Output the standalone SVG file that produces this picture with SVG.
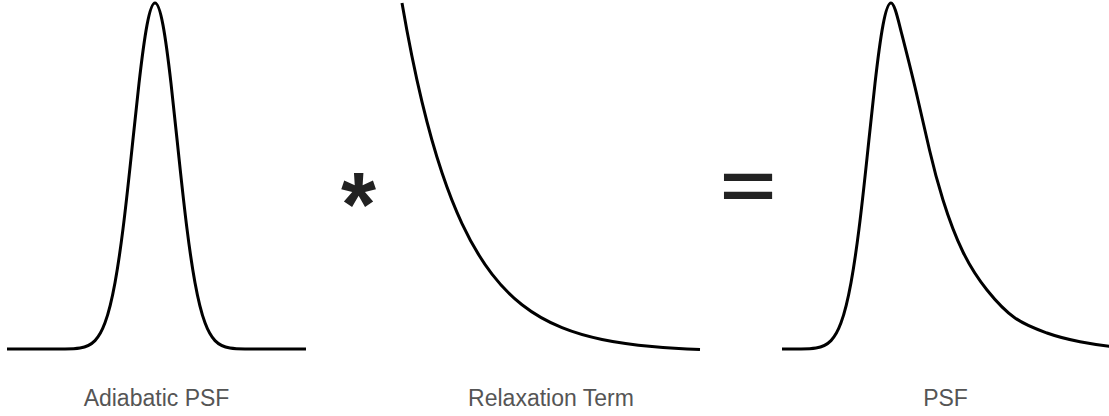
<svg xmlns="http://www.w3.org/2000/svg" width="1109" height="416" viewBox="0 0 1109 416">
<style>
.curve{fill:none;stroke:#000;stroke-width:3;stroke-linejoin:round;stroke-linecap:butt}
.label{font-family:"Liberation Sans",Arial,sans-serif;font-size:23px;fill:#555;text-anchor:middle}
.op{font-family:"Liberation Sans",Arial,sans-serif;font-weight:bold;fill:#222;text-anchor:middle}
</style>
<rect width="1109" height="416" fill="#fff"/>
<g id="adiabatic">
<path class="curve" d="M7 349 L65 348.92 C70 348.85,75 348.76,80 347.96 C85 347.16,90 345.8,95 340.6 C98.33 337.13,101.67 331.81,105 322.8 C108.33 313.79,111.67 300.95,115 282.7 C117.67 268.1,120.33 250.08,123 228.9 C125.67 207.72,128.33 183.34,131 158.1 C133.67 132.86,136.33 106.81,139 83.4 C141.67 59.99,144.33 39.37,147 25.1 C149.67 10.83,152.33 3,155 3 C157.67 3,160.33 10.83,163 25.1 C165.67 39.37,168.33 59.99,171 83.4 C173.67 106.81,176.33 132.86,179 158.1 C181.67 183.34,184.33 207.72,187 228.9 C189.67 250.08,192.33 268.1,195 282.7 C198.33 300.95,201.67 313.79,205 322.8 C208.33 331.81,211.67 337.13,215 340.6 C220 345.8,225 347.16,230 347.96 C235 348.76,240 348.85,245 348.92 L306 349"/>
<text class="label" x="156.5" y="406">Adiabatic PSF</text>
</g>
<g id="star">
<text class="op" x="358.5" y="236" font-size="90">*</text>
</g>
<g id="relaxation">
<path class="curve" d="M402 3 C408.67 41.78,415.33 74.11,422 101.9 C428.67 129.69,435.33 152.89,442 172.8 C448.67 192.71,455.33 209.33,462 223.6 C472 245,482 261.12,492 274.1 C502 287.08,512 296.93,522 304.8 C535.33 315.29,548.67 322.3,562 327.7 C575.33 333.1,588.67 336.73,602 339.5 C618.67 342.97,635.33 345.1,652 346.6 C668 348.04,684 348.95,700 349.6"/>
<text class="label" x="551" y="406">Relaxation Term</text>
</g>
<g id="equals">
<text class="op" x="748" y="219" font-size="96" transform="translate(0,186.7) scale(1,0.7) translate(0,-186.5)">=</text>
</g>
<g id="psf">
<path class="curve" d="M782 349 L801 348.92 C806 348.85,811 348.76,816 347.96 C821 347.16,826 345.8,831 340.6 C834.33 337.13,837.67 331.81,841 322.8 C844.33 313.79,847.67 300.95,851 282.7 C853.67 268.1,856.33 250.08,859 228.9 C861.67 207.72,864.33 183.34,867 158.1 C869.67 132.86,872.33 106.81,875 83.4 C877.67 59.99,880.33 39.37,883 25.1 C885.67 10.83,888.33 3,891 3 C894.5 3,898 19.35,901.5 33 C907 54.45,912.5 75.8,918 100 C921.83 116.87,925.67 133.52,929.5 150 C934 169.35,938.5 185.6,943 200 C949.67 221.33,956.33 238.33,963 252 C971 268.4,979 280,987 290 C996.33 301.67,1005.67 311.47,1015 318 C1025.67 325.47,1036.33 329.16,1047 333 C1058 336.96,1069 339.61,1080 341.7 C1090.67 343.73,1101.33 345.43,1112 346.5"/>
<text class="label" x="945.5" y="406">PSF</text>
</g>
</svg>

* **Directive**: Repeat the lines above exactly, and keep every picture out.

* **Finished task**:
Output the standalone SVG file that produces this picture with SVG.
<svg xmlns="http://www.w3.org/2000/svg" width="1109" height="416" viewBox="0 0 1109 416">
<style>
.curve{fill:none;stroke:#000;stroke-width:3;stroke-linejoin:round;stroke-linecap:butt}
.label{font-family:"Liberation Sans",Arial,sans-serif;font-size:23px;fill:#555;text-anchor:middle}
.op{font-family:"Liberation Sans",Arial,sans-serif;font-weight:bold;fill:#222;text-anchor:middle}
</style>
<rect width="1109" height="416" fill="#fff"/>
<g id="adiabatic">
<path class="curve" d="M7 349 L65 348.92 C70 348.85,75 348.76,80 347.96 C85 347.16,90 345.8,95 340.6 C98.33 337.13,101.67 331.81,105 322.8 C108.33 313.79,111.67 300.95,115 282.7 C117.67 268.1,120.33 250.08,123 228.9 C125.67 207.72,128.33 183.34,131 158.1 C133.67 132.86,136.33 106.81,139 83.4 C141.67 59.99,144.33 39.37,147 25.1 C149.67 10.83,152.33 3,155 3 C157.67 3,160.33 10.83,163 25.1 C165.67 39.37,168.33 59.99,171 83.4 C173.67 106.81,176.33 132.86,179 158.1 C181.67 183.34,184.33 207.72,187 228.9 C189.67 250.08,192.33 268.1,195 282.7 C198.33 300.95,201.67 313.79,205 322.8 C208.33 331.81,211.67 337.13,215 340.6 C220 345.8,225 347.16,230 347.96 C235 348.76,240 348.85,245 348.92 L306 349"/>
<text class="label" x="156.5" y="406">Adiabatic PSF</text>
</g>
<g id="star">
<text class="op" x="358.5" y="236" font-size="90">*</text>
</g>
<g id="relaxation">
<path class="curve" d="M402 3 C408.67 41.78,415.33 74.11,422 101.9 C428.67 129.69,435.33 152.89,442 172.8 C448.67 192.71,455.33 209.33,462 223.6 C472 245,482 261.12,492 274.1 C502 287.08,512 296.93,522 304.8 C535.33 315.29,548.67 322.3,562 327.7 C575.33 333.1,588.67 336.73,602 339.5 C618.67 342.97,635.33 345.1,652 346.6 C668 348.04,684 348.95,700 349.6"/>
<text class="label" x="551" y="406">Relaxation Term</text>
</g>
<g id="equals">
<text class="op" x="748" y="219" font-size="96" transform="translate(0,186.7) scale(1,0.7) translate(0,-186.5)">=</text>
</g>
<g id="psf">
<path class="curve" d="M782 349 L801 348.92 C806 348.85,811 348.76,816 347.96 C821 347.16,826 345.8,831 340.6 C834.33 337.13,837.67 331.81,841 322.8 C844.33 313.79,847.67 300.95,851 282.7 C853.67 268.1,856.33 250.08,859 228.9 C861.67 207.72,864.33 183.34,867 158.1 C869.67 132.86,872.33 106.81,875 83.4 C877.67 59.99,880.33 39.37,883 25.1 C885.67 10.83,888.33 3,891 3 C894.5 3,898 19.35,901.5 33 C907 54.45,912.5 75.8,918 100 C921.83 116.87,925.67 133.52,929.5 150 C934 169.35,938.5 185.6,943 200 C949.67 221.33,956.33 238.33,963 252 C971 268.4,979 280,987 290 C996.33 301.67,1005.67 311.47,1015 318 C1025.67 325.47,1036.33 329.16,1047 333 C1058 336.96,1069 339.61,1080 341.7 C1090.67 343.73,1101.33 345.43,1112 346.5"/>
<text class="label" x="945.5" y="406">PSF</text>
</g>
</svg>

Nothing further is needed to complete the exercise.